Chopping is :hammers: now, everything else is, at best, :hammers: later. Now consider what the graph of your industrial output looks like at the end of the game. Virtually always it slopes steepily upward and is exponential in shape. Why? Well over time you get bigger working more tiles and can do more with the tiles you have. Both of these are from leveraging :hammers: and :commerce: (or their functional equivalents); thus you utlimate :hammers: output is a compounding function. The earlier you start compounding, the more :hammers: you get (which is why, smart guys start their 401k in high school or at least ASAP after college).

Forests are good as health, as "reserve" :hammers:, and for increasing production in locations that otherwise lack it prior to MC (assuming slaving is not an option). That is all pretty marginal.

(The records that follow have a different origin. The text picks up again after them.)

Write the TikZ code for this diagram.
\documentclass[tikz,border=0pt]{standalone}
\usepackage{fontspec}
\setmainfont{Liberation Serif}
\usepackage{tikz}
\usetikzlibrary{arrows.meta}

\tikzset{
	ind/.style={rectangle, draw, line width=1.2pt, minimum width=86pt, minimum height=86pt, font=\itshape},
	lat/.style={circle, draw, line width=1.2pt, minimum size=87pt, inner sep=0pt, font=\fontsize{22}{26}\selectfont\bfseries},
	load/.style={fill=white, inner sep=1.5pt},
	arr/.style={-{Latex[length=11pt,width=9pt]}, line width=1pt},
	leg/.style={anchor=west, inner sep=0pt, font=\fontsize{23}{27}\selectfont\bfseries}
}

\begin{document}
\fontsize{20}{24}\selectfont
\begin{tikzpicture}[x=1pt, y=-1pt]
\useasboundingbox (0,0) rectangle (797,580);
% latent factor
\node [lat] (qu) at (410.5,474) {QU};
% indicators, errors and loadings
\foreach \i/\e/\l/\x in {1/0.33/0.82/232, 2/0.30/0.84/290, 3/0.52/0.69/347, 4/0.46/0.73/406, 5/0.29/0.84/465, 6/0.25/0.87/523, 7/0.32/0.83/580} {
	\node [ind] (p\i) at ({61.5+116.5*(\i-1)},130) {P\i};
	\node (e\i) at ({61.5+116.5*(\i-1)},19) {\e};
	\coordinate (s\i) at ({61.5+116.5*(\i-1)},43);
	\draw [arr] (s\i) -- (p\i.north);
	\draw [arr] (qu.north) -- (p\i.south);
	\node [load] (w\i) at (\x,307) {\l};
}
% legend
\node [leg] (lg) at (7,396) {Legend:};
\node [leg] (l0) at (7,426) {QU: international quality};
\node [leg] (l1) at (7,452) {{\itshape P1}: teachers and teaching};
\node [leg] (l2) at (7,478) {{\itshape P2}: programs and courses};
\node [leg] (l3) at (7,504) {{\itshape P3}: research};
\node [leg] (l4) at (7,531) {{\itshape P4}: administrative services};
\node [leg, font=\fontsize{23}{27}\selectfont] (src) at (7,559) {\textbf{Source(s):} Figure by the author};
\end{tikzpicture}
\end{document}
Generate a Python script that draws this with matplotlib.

You can win without chopping, but it is much harder.
 
I see a lot of players advises to tech fast to bronze working, and chop settlers.

It seems to me that other strategies are also possible.
In the last games i keep the forests for a steady hammer production combined with the fast growth of the Ottomans and the fine building of the Hamman.
Later on the hammers get dirty with lumbermills and railroad.

I must say the strategies works out, although i did not win.

Are there any players who are willing to discuss my alternate strategie?

Ayrton Senna
At mid to late game, my core cities are using every tile a available. Plan forest is simply a tile that isn't as productive as it could be.

More importantly, keep in mind that forest adds a defensive bonus.. Good at your perimeters, bad if an an attacking army can use them. +25/+50 on city adjacent tiles for your enemy could be game breaking.

Much prefer early growth and managing health with tech.